Hello, I have a 4 piece set that is Native American made. To me it is a stunning set. It includes a necklace that measures 14 in. in length, cuff bracelet ,ring and earrings.The flowers measure 1 1/4 x 1 in. The necklace is heavy the whole set weights 5.3 oz. There are no marks or stamps. There are no repairs. I think it is Navajo made but not sure It truly is different than the traditional sothwestern jewelry.It does need a good polishing.
Wow! That’s a gorgeous set! I want one…lol
Be still my heart…it is probably Navajo made and the coral is nice and very red, its probably 40’s or a little later…Unsigned was typical of that period but this style Squash and coral with the stylized Feathers is definitely the signature style of a certain artist but I need to do more research to figure that out and I would need to see the pieces up close to be sure once I matched up all of the facts… the clip-on’s, primitive clasp, and heft of the silver are right for the earlier jewelry…having a whole set is pretty rare to find still together. If I were selling this I would probably value it at about $2500-3000 for the set
Enjoy it! Btw…How did you come to own this set?
This coral squash I also have. why are there 2?

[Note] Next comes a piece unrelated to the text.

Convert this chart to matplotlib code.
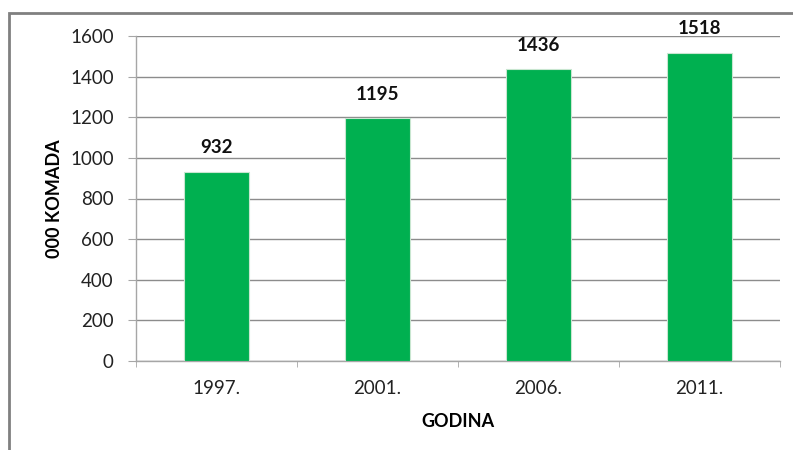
import matplotlib
matplotlib.use('Agg')
import matplotlib.pyplot as plt
from matplotlib.patches import Rectangle

godine = ['1997.', '2001.', '2006.', '2011.']
komada = [932, 1195, 1436, 1518]
y_ticks = [0, 200, 400, 600, 800, 1000, 1200, 1400, 1600]

plt.rcParams['font.family'] = ['Lato', 'DejaVu Sans']

fig = plt.figure(figsize=(7.93, 4.5), dpi=100)
ax = fig.add_axes([136/793, 1-361/450, (780-136)/793, (361-36)/450])

x = range(len(godine))
ax.bar(x, komada, width=0.4, color='#00B050', edgecolor='#c8e6d0', linewidth=0.8, zorder=3)
for i, v in enumerate(komada):
    ax.annotate(str(v), (i, v), xytext=(0, 24), textcoords='offset pixels',
                ha='center', va='center', fontsize=13.5, fontweight='bold', color='#111111')

ax.set_xlim(-0.5, len(godine)-0.5)
ax.set_ylim(0, 1600)
ax.set_yticks(y_ticks)
ax.set_xticks(list(x))
ax.set_xticklabels(godine)
ax.set_xticks([i-0.5 for i in range(len(godine)+1)], minor=True)
ax.tick_params(axis='x', which='major', length=0, pad=14, labelsize=13.5, labelcolor='#222222')
ax.tick_params(axis='x', which='minor', length=4, color='#a6a6a6', direction='out')
ax.tick_params(axis='y', length=6, color='#a6a6a6', labelsize=13.5, labelcolor='#222222', pad=10)
ax.yaxis.grid(True, color='#8c8c8c', linewidth=1)
ax.set_axisbelow(True)
for s in ['top', 'right']:
    ax.spines[s].set_visible(False)
for s in ['left', 'bottom']:
    ax.spines[s].set_color('#a6a6a6')
    ax.spines[s].set_linewidth(1)

ax.set_xlabel('GODINA', fontsize=13, fontweight='bold', labelpad=11)
ax.set_ylabel('000 KOMADA', fontsize=13, fontweight='bold', labelpad=5)

fig.patches.append(Rectangle((9/793, -0.05), 1.1, 0.05+1-13/450, transform=fig.transFigure,
                             fill=False, edgecolor='#808080', linewidth=2))

fig.savefig('out.png', dpi=100)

Just now saw this old conversation. The bracelet was not with this but the ring and earrings are, does this help?
There is a worn price in felt pen. is this an “E yazzie”?
I purchased this at an estate auction in MO for about $400.

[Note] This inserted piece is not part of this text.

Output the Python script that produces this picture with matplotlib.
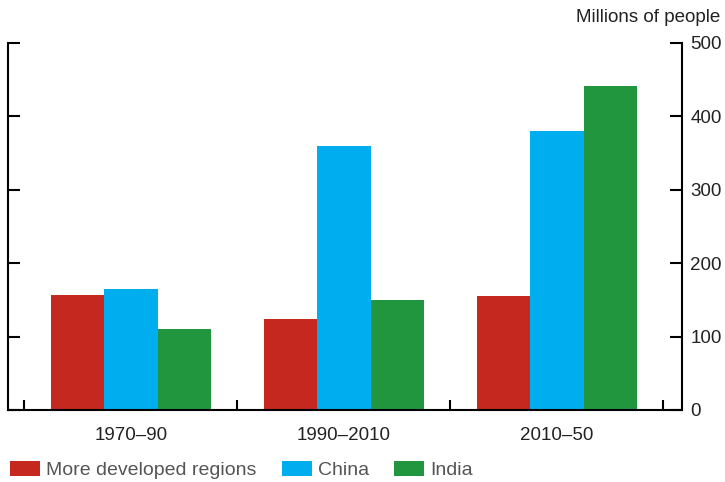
import matplotlib
matplotlib.use("Agg")
import matplotlib.pyplot as plt
import numpy as np
from matplotlib.patches import Patch

plt.rcParams['font.family'] = ['Liberation Sans', 'DejaVu Sans']

periods = ["1970–90", "1990–2010", "2010–50"]
series_names = ["More developed regions", "China", "India"]
developed = [157, 124, 155]
china = [165, 360, 380]
india = [110, 150, 441]
yticks = [0, 100, 200, 300, 400, 500]

colors = ["#C4281F", "#00AEEF", "#21963F"]

fig = plt.figure(figsize=(7.25, 4.82), dpi=100)
ax = fig.add_axes([0.011, 0.1494, 0.9297, 0.7614])

x = np.arange(len(periods))
w = 0.25
for i, (vals, c, name) in enumerate(zip([developed, china, india], colors, series_names)):
    ax.bar(x + (i - 1) * w, vals, width=w, color=c, label=name, linewidth=0)

ax.set_xlim(-0.577, 2.587)
ax.set_ylim(0, 500)
ax.spines['top'].set_visible(False)
for s in ['left', 'right', 'bottom']:
    ax.spines[s].set_linewidth(1.5)
    ax.spines[s].set_color('black')

ax.yaxis.tick_right()
ax.set_yticks(yticks)
ax.tick_params(axis='y', which='major', direction='in', length=8.5, width=1.5,
               left=True, right=True, labelleft=False, labelright=True,
               labelsize=13.5, pad=6, labelcolor='#222222')

ax.set_xticks(x)
ax.set_xticklabels(periods)
ax.set_xticks([-0.5, 0.5, 1.5, 2.5], minor=True)
ax.tick_params(axis='x', which='major', length=0, labelsize=13.5, pad=12, labelcolor='#222222')
ax.tick_params(axis='x', which='minor', direction='in', length=7, width=1.5)

fig.text(0.993, 0.963, "Millions of people", ha='right', va='center', fontsize=13.5, color='#222222')

handles = [Patch(facecolor=c, edgecolor='none') for c in colors]
leg = fig.legend(handles, series_names, loc='center left', bbox_to_anchor=(0.014, 0.025),
                 ncol=3, frameon=False, fontsize=14, handlelength=1.55, handleheight=0.8,
                 handletextpad=0.3, columnspacing=1.3, borderpad=0, borderaxespad=0)
for t in leg.get_texts():
    t.set_color('#555555')

fig.savefig("out.png", dpi=100)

I love it. length is short at about 17". am considering a purchase of bench beads to make a removable extension w/o changing piece.
There are two because the artist must make a living, and it makes sense to repeat a successful design that brings sales.

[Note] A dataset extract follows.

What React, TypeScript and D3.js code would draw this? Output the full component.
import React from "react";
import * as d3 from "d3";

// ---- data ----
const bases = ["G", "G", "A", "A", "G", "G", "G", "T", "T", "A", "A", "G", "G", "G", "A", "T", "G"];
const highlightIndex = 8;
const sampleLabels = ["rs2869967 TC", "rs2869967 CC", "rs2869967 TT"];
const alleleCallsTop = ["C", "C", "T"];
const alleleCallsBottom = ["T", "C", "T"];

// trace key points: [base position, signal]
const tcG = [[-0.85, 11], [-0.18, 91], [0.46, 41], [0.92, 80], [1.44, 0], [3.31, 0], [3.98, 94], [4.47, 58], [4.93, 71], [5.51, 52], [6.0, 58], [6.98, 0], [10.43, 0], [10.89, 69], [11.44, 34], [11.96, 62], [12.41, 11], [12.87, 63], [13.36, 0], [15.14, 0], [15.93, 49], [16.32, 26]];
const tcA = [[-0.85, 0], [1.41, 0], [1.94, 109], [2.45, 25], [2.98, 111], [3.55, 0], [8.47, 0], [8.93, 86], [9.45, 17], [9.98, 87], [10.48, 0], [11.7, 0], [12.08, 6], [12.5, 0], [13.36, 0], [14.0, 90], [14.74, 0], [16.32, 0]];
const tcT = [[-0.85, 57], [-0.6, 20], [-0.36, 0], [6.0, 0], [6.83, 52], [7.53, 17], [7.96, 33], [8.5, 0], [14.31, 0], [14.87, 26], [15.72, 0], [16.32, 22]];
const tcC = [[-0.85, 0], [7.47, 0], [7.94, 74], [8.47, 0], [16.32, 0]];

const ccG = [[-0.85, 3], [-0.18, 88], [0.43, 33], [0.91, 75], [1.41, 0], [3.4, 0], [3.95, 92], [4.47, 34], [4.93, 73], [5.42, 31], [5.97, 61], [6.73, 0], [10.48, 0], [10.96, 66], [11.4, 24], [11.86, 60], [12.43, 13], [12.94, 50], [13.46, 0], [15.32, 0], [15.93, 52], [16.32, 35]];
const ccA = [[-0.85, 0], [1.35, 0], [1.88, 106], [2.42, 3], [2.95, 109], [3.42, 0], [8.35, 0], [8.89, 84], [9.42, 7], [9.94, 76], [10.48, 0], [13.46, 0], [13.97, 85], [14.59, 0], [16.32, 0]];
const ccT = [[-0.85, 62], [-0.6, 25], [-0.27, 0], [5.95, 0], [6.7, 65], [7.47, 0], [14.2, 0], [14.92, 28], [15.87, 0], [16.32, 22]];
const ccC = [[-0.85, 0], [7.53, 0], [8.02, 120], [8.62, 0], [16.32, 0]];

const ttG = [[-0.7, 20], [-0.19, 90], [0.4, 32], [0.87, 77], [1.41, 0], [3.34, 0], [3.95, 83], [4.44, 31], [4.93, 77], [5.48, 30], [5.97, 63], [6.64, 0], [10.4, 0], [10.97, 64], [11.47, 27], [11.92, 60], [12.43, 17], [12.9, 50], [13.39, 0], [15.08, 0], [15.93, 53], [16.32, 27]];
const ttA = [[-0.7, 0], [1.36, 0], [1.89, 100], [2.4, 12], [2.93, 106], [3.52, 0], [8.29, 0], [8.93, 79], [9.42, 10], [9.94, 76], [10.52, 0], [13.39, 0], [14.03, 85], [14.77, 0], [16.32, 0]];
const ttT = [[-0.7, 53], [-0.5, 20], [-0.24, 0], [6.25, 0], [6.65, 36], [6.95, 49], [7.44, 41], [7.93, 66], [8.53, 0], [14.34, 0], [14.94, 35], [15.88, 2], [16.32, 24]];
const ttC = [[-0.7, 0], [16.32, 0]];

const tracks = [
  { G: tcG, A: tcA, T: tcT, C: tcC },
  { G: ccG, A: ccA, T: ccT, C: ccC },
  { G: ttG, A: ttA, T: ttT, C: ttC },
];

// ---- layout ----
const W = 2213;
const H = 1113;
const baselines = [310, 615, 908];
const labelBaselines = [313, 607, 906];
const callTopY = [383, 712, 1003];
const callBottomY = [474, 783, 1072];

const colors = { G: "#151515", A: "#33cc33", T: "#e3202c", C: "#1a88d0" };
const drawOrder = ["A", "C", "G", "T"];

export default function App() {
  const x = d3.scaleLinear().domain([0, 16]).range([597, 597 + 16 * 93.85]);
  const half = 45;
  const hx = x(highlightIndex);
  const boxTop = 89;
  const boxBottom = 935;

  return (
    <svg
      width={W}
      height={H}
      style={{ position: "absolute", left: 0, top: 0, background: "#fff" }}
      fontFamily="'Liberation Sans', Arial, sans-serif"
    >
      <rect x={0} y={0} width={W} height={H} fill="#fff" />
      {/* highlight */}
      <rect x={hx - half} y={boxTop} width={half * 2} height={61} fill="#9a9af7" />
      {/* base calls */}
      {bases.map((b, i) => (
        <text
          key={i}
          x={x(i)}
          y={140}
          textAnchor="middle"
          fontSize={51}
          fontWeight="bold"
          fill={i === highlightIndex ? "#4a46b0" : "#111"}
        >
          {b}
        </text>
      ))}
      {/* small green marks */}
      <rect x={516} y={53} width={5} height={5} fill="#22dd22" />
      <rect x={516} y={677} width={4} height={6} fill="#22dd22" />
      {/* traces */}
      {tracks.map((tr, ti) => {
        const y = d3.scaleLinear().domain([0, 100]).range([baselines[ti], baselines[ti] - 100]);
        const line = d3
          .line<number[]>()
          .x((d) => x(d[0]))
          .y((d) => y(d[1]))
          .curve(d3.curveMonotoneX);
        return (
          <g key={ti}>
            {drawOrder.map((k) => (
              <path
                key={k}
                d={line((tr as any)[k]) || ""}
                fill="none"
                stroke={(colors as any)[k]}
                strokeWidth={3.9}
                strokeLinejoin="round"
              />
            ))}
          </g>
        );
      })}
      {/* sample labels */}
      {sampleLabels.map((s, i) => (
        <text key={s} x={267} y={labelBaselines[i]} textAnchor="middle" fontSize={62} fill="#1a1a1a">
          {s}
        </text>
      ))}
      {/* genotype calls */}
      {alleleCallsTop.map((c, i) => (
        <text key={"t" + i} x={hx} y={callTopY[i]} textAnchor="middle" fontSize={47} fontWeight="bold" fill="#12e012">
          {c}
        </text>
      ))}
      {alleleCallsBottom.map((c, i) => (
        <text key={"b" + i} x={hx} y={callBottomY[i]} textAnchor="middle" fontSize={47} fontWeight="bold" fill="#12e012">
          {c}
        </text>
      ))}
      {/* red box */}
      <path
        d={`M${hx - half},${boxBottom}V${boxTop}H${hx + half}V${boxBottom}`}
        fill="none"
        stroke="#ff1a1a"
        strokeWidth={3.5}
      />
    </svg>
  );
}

Of course they won’t be completely identical because they are handmade and they incorporate a natural material, which will always have different variations in color and striations and wormholes & etc.
In my experience, artists in all mediums have different ideals about their art.
Some have the “one and done” ideal, which is closer to traditional notions of fine art; for example, there is only one Mona Lisa. If you are executing on one particular vision that you had, and want to portray it in only one work, you will work that way. If your art focuses on finding fine specimens of turquoise, and your goal is to show off the individual stone that you manage to obtain, your work will change each time according to the stone.
Some artists have a workmanlike notion, which is closer to traditional notions of craft, and they will repeatedly execute on a fine design or motif which they become known for. Jason remarked on the latter practice in another post – he said many Zuni artists work that way. But it isn’t just Zuni artists. It makes sense for a piece like yours, I think. Coral cabochons have variations but they look more alike than individual stones with matrix patterns.
Thank You for your reply. I can understand the creative practice, I sometimes forget: that Money making is very important. I would create if I got paid or not, I prefer to be paid!
I really appreciate this site and the experienced members. I would never have the opportunity to ask my questions otherwise.